When dealing with a system of linear equations, especially while working with matrices, eigenvalues play an essential role in understanding the behavior of the system. Eigenvalue calculation starts with a square matrix A and involves finding a scalar \(\lambda\) such that when we multiply the matrix by a nonzero vector (eigenvector), the product is the same as if we had simply multiplied that vector by the scalar. The equation encapsulating this relationship is \(A\textbf{x} = \lambda\textbf{x}\).

To find the eigenvalues, we set up the equation \(\text{det}(A - \lambda I) = 0\), where \(I\) is the identity matrix of the same dimension as A. The determinant of the matrix \(A - \lambda I\) gives us a polynomial, and the roots of this polynomial are the eigenvalues. Calculating the eigenvalues is crucial because it informs us about the invariant directions under the transformation implied by matrix A.

In the provided exercise, we confirm that the eigenvalue \(\lambda = 5\) is indeed a valid solution by solving for \(\lambda\) in the characteristic polynomial that results from \(\text{det}(A - \lambda I) = 0\).

After we have computed the eigenvalues of the matrix, the next step is to find the corresponding eigenvectors. An eigenvector associated with a particular eigenvalue is a nonzero vector \(\textbf{x}\) that satisfies the equation \(A\textbf{x} = \lambda\textbf{x}\). To determine these eigenvectors, we solve the homogeneous equation \(\left(A - \lambda I\right)\textbf{x} = \textbf{0}\), where \(\lambda\) is an eigenvalue of A and \(\textbf{0}\) represents the zero vector.
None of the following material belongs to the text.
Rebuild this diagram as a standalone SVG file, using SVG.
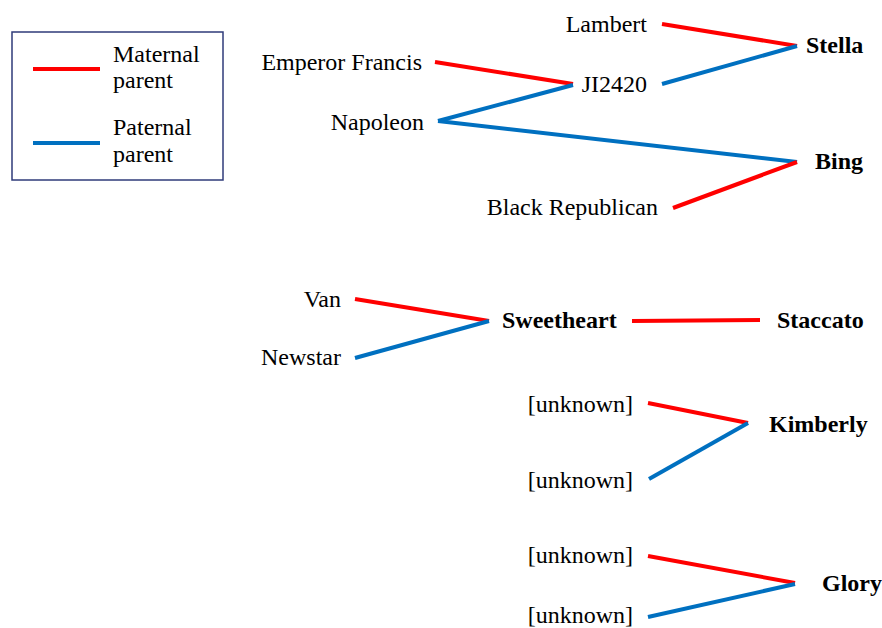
<svg xmlns="http://www.w3.org/2000/svg" width="882" height="628" viewBox="0 0 882 628">
<style>
text{font-family:"Liberation Serif","Times New Roman",Times,"Noto Serif","DejaVu Serif",serif;font-size:24px;fill:#000;font-weight:normal}
.p{text-anchor:end}
.c{font-weight:bold}
.m{stroke:#FF0000;stroke-width:4;fill:none}
.f{stroke:#0070C0;stroke-width:4;fill:none}
</style>
<rect width="882" height="628" fill="#fff"/>
<g id="legend">
<rect x="12" y="32" width="211" height="148" fill="#fff" stroke="#2F3B7A" stroke-width="1.5"/>
<line class="m" x1="33" y1="69" x2="100" y2="69"/>
<line class="f" x1="33" y1="143" x2="100" y2="143"/>
<text x="113" y="62">Maternal</text>
<text x="113" y="88">parent</text>
<text x="113" y="135">Paternal</text>
<text x="113" y="162">parent</text>
</g>
<g id="connectors">
<line class="m" x1="662" y1="24" x2="797" y2="46"/>
<line class="f" x1="662" y1="84" x2="797" y2="46"/>
<line class="m" x1="435" y1="62" x2="573" y2="84"/>
<line class="f" x1="438" y1="121" x2="573" y2="85"/>
<line class="f" x1="438" y1="121" x2="797" y2="162"/>
<line class="m" x1="673" y1="208" x2="797" y2="162"/>
<line class="m" x1="355" y1="299" x2="489" y2="321"/>
<line class="f" x1="355" y1="358" x2="489" y2="321"/>
<line class="m" x1="632" y1="321" x2="760" y2="320"/>
<line class="m" x1="648" y1="403" x2="748" y2="423"/>
<line class="f" x1="649" y1="479" x2="748" y2="423"/>
<line class="m" x1="648" y1="556" x2="795" y2="583"/>
<line class="f" x1="648" y1="617" x2="795" y2="584"/>
</g>
<g id="n-lambert"><text class="p" x="647" y="32">Lambert</text></g>
<g id="n-stella"><text class="c" x="806" y="53">Stella</text></g>
<g id="n-emperor-francis"><text class="p" x="422" y="70">Emperor Francis</text></g>
<g id="n-ji2420"><text class="p" x="647" y="92">JI2420</text></g>
<g id="n-napoleon"><text class="p" x="424" y="130">Napoleon</text></g>
<g id="n-bing"><text class="c" x="815" y="169">Bing</text></g>
<g id="n-black-republican"><text class="p" x="658" y="215">Black Republican</text></g>
<g id="n-van"><text class="p" x="341" y="307">Van</text></g>
<g id="n-newstar"><text class="p" x="341" y="365">Newstar</text></g>
<g id="n-sweetheart"><text class="c" x="502" y="328">Sweetheart</text></g>
<g id="n-staccato"><text class="c" x="777" y="328">Staccato</text></g>
<g id="n-unknown1"><text class="p" x="633" y="412">[unknown]</text></g>
<g id="n-kimberly"><text class="c" x="769" y="432">Kimberly</text></g>
<g id="n-unknown2"><text class="p" x="633" y="488">[unknown]</text></g>
<g id="n-unknown3"><text class="p" x="633" y="563">[unknown]</text></g>
<g id="n-glory"><text class="c" x="822" y="591">Glory</text></g>
<g id="n-unknown4"><text class="p" x="633" y="623">[unknown]</text></g>
</svg>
The system of equations that results from this operation may have infinitely many solutions, and we often express these solutions in terms of free variables, indicating that any scalar multiples of these solutions are also eigenvectors. In the specific exercise, we take \(\lambda = 5\) and solve for \(\textbf{x}\), leading us to the eigenvectors that span the eigenspace corresponding to the eigenvalue \(\lambda\).

Homogeneous linear equations are systems of linear equations where all of the constant terms are zero, which can be denoted as \(A\textbf{x} = \textbf{0}\). These systems have a guaranteed solution, which is the trivial solution \(\textbf{x} = \textbf{0}\). However, when the determinant of A is zero, there are also non-trivial solutions, meaning there are eigenvectors associated with the eigenvalue \(\lambda = 0\) in the case of eigenvalue problems.

The steps to find the general solution of a homogeneous system involve reducing the system to its simplest form through row operations and identifying the relationships among the variables. As seen in the exercise, after identifying that one equation was a scalar multiple of another, we were able to reduce the system allowing us to find the relationships between the variables \(x_1\), \(x_2\), and \(x_3\). Understanding homogeneous linear equations is fundamental in linear algebra since they appear frequently in different contexts, including the study of eigenvectors.